L’IA pour concevoir les médicaments de demain
Comment les chercheurs intègrent l’Intelligence artificielle dans la recherche de nouveaux médicaments ? L’Institut thématique interdisciplinaire (ITI) du médicament de l’Université de Strasbourg a organisé un événement à destination des spécialistes en biologie et chimie et des étudiants visant à explorer le rôle croissant de l’IA dans ce domaine.
La recherche de nouveaux médicaments est un processus long et complexe, impliquant de tester des milliers, voire des millions, de molécules pour en sélectionner quelques candidates prometteuses. C’est ici que l’IA intervient : grâce à des méthodes de criblage virtuel, elle permet d’accélérer cette étape critique. L’IA, un peu comme une calculatrice, accomplit en quelques secondes des tâches qui demanderaient un travail manuel fastidieux, voire titanesque
, explique Esther Kellenberger organisatrice de cette journée avec Frédéric Bihel. Tous deux sont experts en chémogénomique, une discipline à l'interface entre la chimie et la génétique, et en chimie médicinale, un domaine consacré au développement de molécules à visée thérapeutique.
Par exemple, les systèmes d’apprentissage automatiques analysent les propriétés des molécules – solubilité, toxicité potentielle, compatibilité avec une cible biologique – pour affiner les sélections avant même de passer aux tests physiques.
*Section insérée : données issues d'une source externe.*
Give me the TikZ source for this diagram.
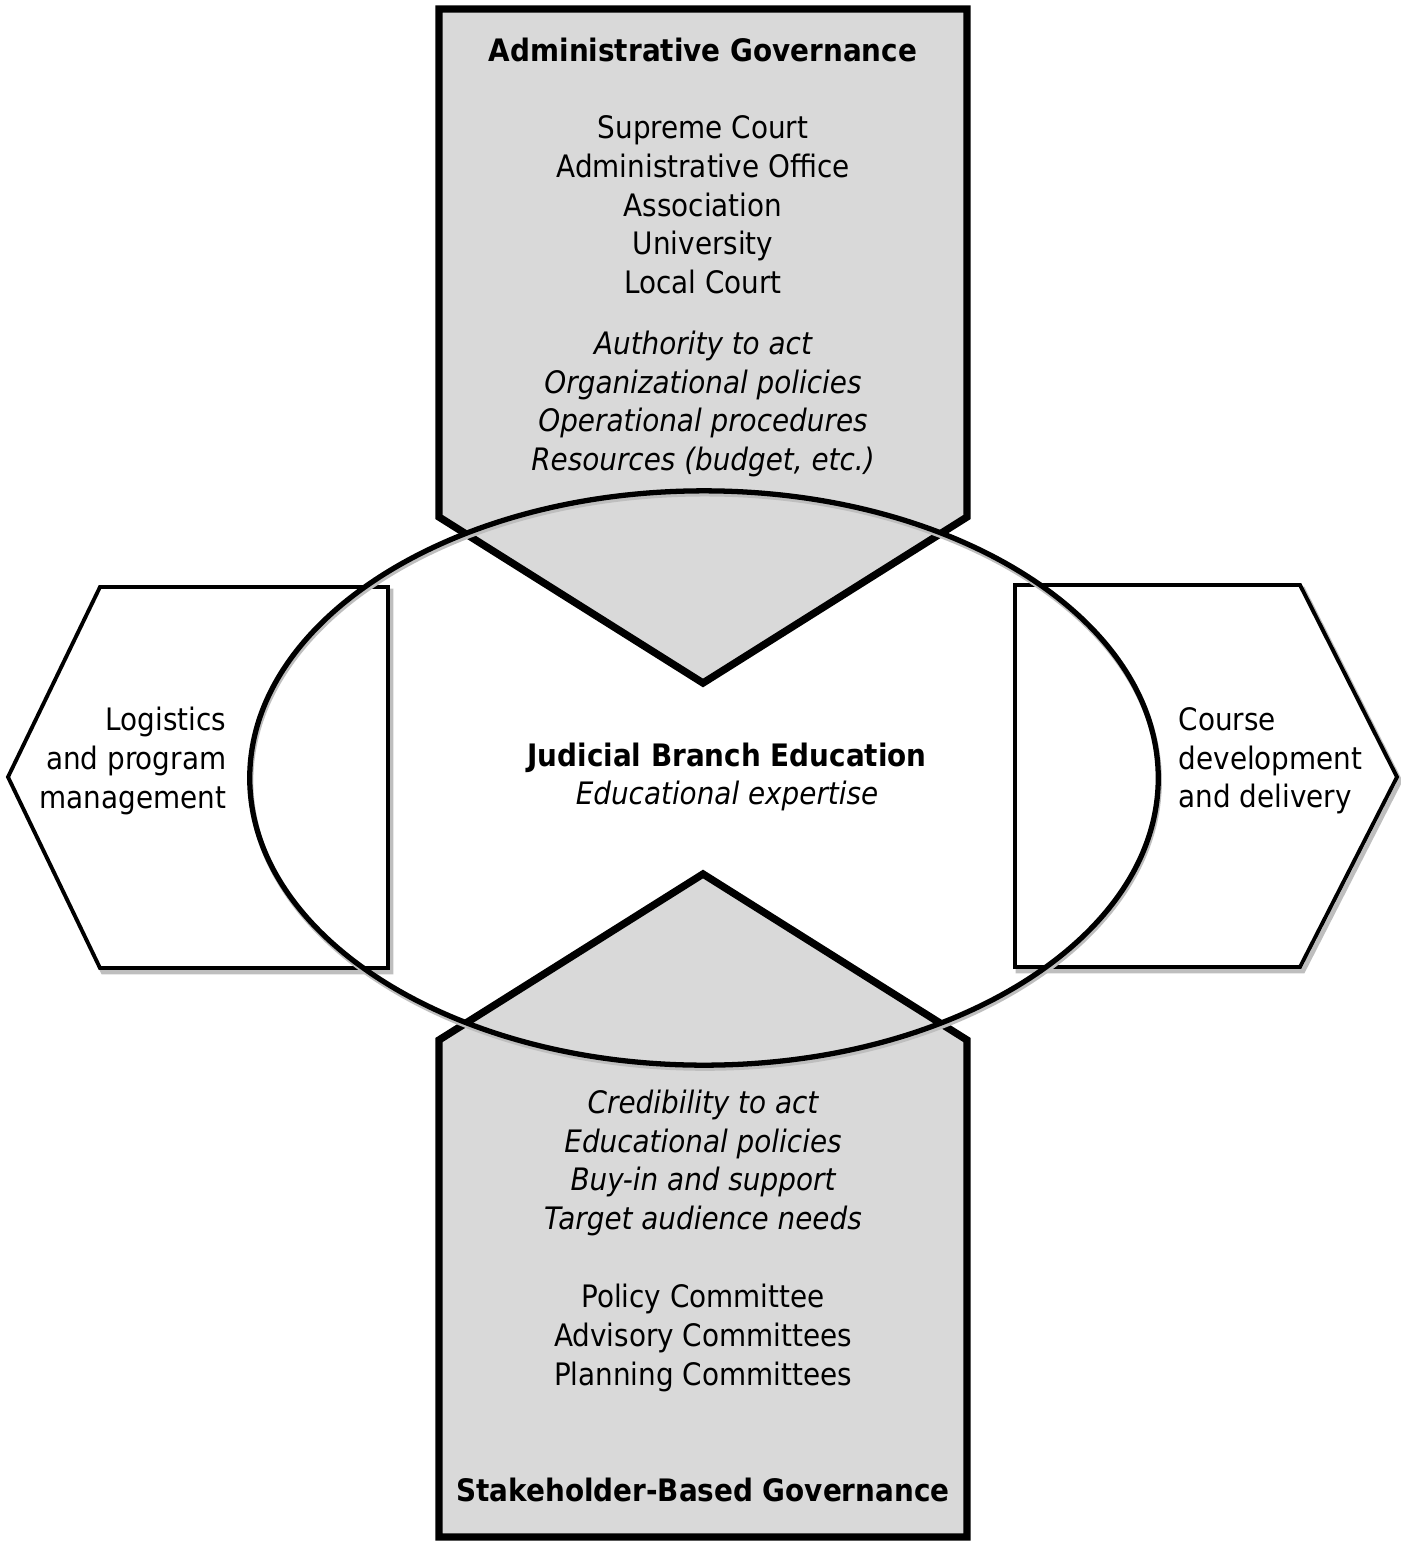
\documentclass[tikz,border=0pt]{standalone}
\usepackage{fontspec}
\setmainfont{DejaVu Sans}[FakeStretch=0.9]
\usetikzlibrary{calc}
\definecolor{govgray}{RGB}{217,217,217}
\definecolor{shadegray}{RGB}{190,190,190}

\begin{document}
\begin{tikzpicture}[x=0.01cm,y=-0.01cm,
	govbox/.style={draw=black,line width=2.1pt,fill=govgray,line join=miter},
	sidebox/.style={draw=black,line width=1.1pt,fill=white},
	sideshade/.style={draw=shadegray,line width=1.3pt,shift={(3,4)}},
	lbl/.style={font=\fontsize{8.8}{11}\selectfont,inner sep=0pt,align=center},
	lblit/.style={lbl,font=\fontsize{8.8}{11}\selectfont\itshape}]
\useasboundingbox (0,0) rectangle (1401,1545);
% side boxes
\fill[white] (0,0) rectangle (1401,1545);
\draw[sideshade] (100,587) -- (388,587) -- (388,968) -- (100,968) -- (8,777) -- cycle;
\draw[sidebox] (100,587) -- (388,587) -- (388,968) -- (100,968) -- (8,777) -- cycle;
\draw[sideshade] (1015,585) -- (1300,585) -- (1397,777) -- (1300,967) -- (1015,967) -- cycle;
\draw[sidebox] (1015,585) -- (1300,585) -- (1397,777) -- (1300,967) -- (1015,967) -- cycle;
% governance arrows
\draw[govbox] (439,9) -- (967,9) -- (967,517) -- (703,683) -- (439,517) -- cycle;
\draw[govbox] (439,1537) -- (967,1537) -- (967,1040) -- (703,874) -- (439,1040) -- cycle;
% the hub
\draw[draw=shadegray,line width=1.5pt] (705,781) ellipse [x radius=4.54cm,y radius=2.87cm];
\draw[line width=1.5pt] (704,778) ellipse [x radius=4.54cm,y radius=2.87cm];
% texts
\node[lbl] (admtitle) at (703,50) {\textbf{Administrative Governance}};
\node[lbl] (admbodies) at (703,205) {Supreme Court\\Administrative Office\\Association\\University\\Local Court};
\node[lblit] (admroles) at (703,404) {Authority to act\\Organizational policies\\Operational procedures\\Resources (budget, etc.)};
\node[lbl] (hub) at (727,777) {\textbf{Judicial Branch Education}\\\textit{Educational expertise}};
\node[lblit] (stkroles) at (703,1163) {Credibility to act\\Educational policies\\Buy-in and support\\Target audience needs};
\node[lbl] (stkbodies) at (703,1338) {Policy Committee\\Advisory Committees\\Planning Committees};
\node[lbl] (stktitle) at (703,1490) {\textbf{Stakeholder-Based Governance}};
\node[lbl,align=right,anchor=east] (logistics) at (227,761) {Logistics\\and program\\management};
\node[lbl,align=left,anchor=west] (course) at (1178,761) {Course\\development\\and delivery};
\end{tikzpicture}
\end{document}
À Strasbourg, les expertises en chémoinformatique, qui combine la chimie et l'informatique pour analyser, modéliser et interpréter des données chimiques, mais aussi en bioinformatique structurale et en simulation moléculaire constituent un atout majeur pour développer ces approches.
Un chimie bot est capable d’imaginer des structures chimiques inédites
Au-delà des modèles prédictifs, l’IA ouvre également des perspectives dans la génération de nouvelles molécules. Tout comme un image bot, outil alimenté par l’IA qui peut créer des images originales, un chimie bot est capable d’imaginer des structures chimiques inédites. Cette capacité suscite un enthousiasme considérable : L’IA ne se réduit pas à l’apprentissage des données et à leur reproduction, elle peut proposer des motifs que nous n’aurions jamais envisagés
, souligne la chercheuse. Cependant, cette créativité algorithmique n’est pas sans limites. Les modèles actuels nécessitent encore une supervision humaine rigoureuse pour éviter des erreurs, parfois comparées à des hallucinations
.
Les méthodologies de criblage traditionnelles conservent leur pertinence
Si l’IA représente une avancée majeure, elle n’a pas (encore ?) révolutionné la conception de médicaments. Les freins sont multiples : quantité insuffisante et fiabilité incertaine des données, modèles encore perfectibles et difficulté à intégrer l’IA dans des protocoles existants. L'amélioration de la robustesse des prédictions demeure essentielle et les méthodologies de criblage traditionnelles conservent leur pertinence
, note encore Esther Kellenberger.
À l’Université de Strasbourg, l’IA s’appuie sur des bases scientifiques solides. La richesse des disciplines présentes – biologie, chimie ou encore math info – constitue un terreau fertile pour le développement de nouvelles approches. Les ITI, tels que celui du Médicament, facilitent les synergies interdisciplinaires, indispensables pour répondre aux défis de l’IA. Pour être bon en IA, il faut être bon en sciences fondamentales. Et à Strasbourg, nous avons cette culture
, rappelle Esther Kellenberger.
Répondre aux enjeux de la filière du médicament
L’Institut thématique interdisciplinaire (ITI) du médicament répond aux enjeux de la filière du médicament : produire une recherche de pointe jusqu’au stade préclinique, promouvoir l’innovation technologique via la création de start-ups et former la nouvelle génération de chercheurs au management de l’innovation du médicament. L’alchimie de l’ITI repose sur l’étroite collaboration de ses trois pôles valorisant une approche intégrée de l’innovation thérapeutique : un Centre de recherche du médicament (Medalis), une Ecole du management de l’innovation du médicament (Euridis) et un Incubateur de start-ups pharmaceutiques (Inedis).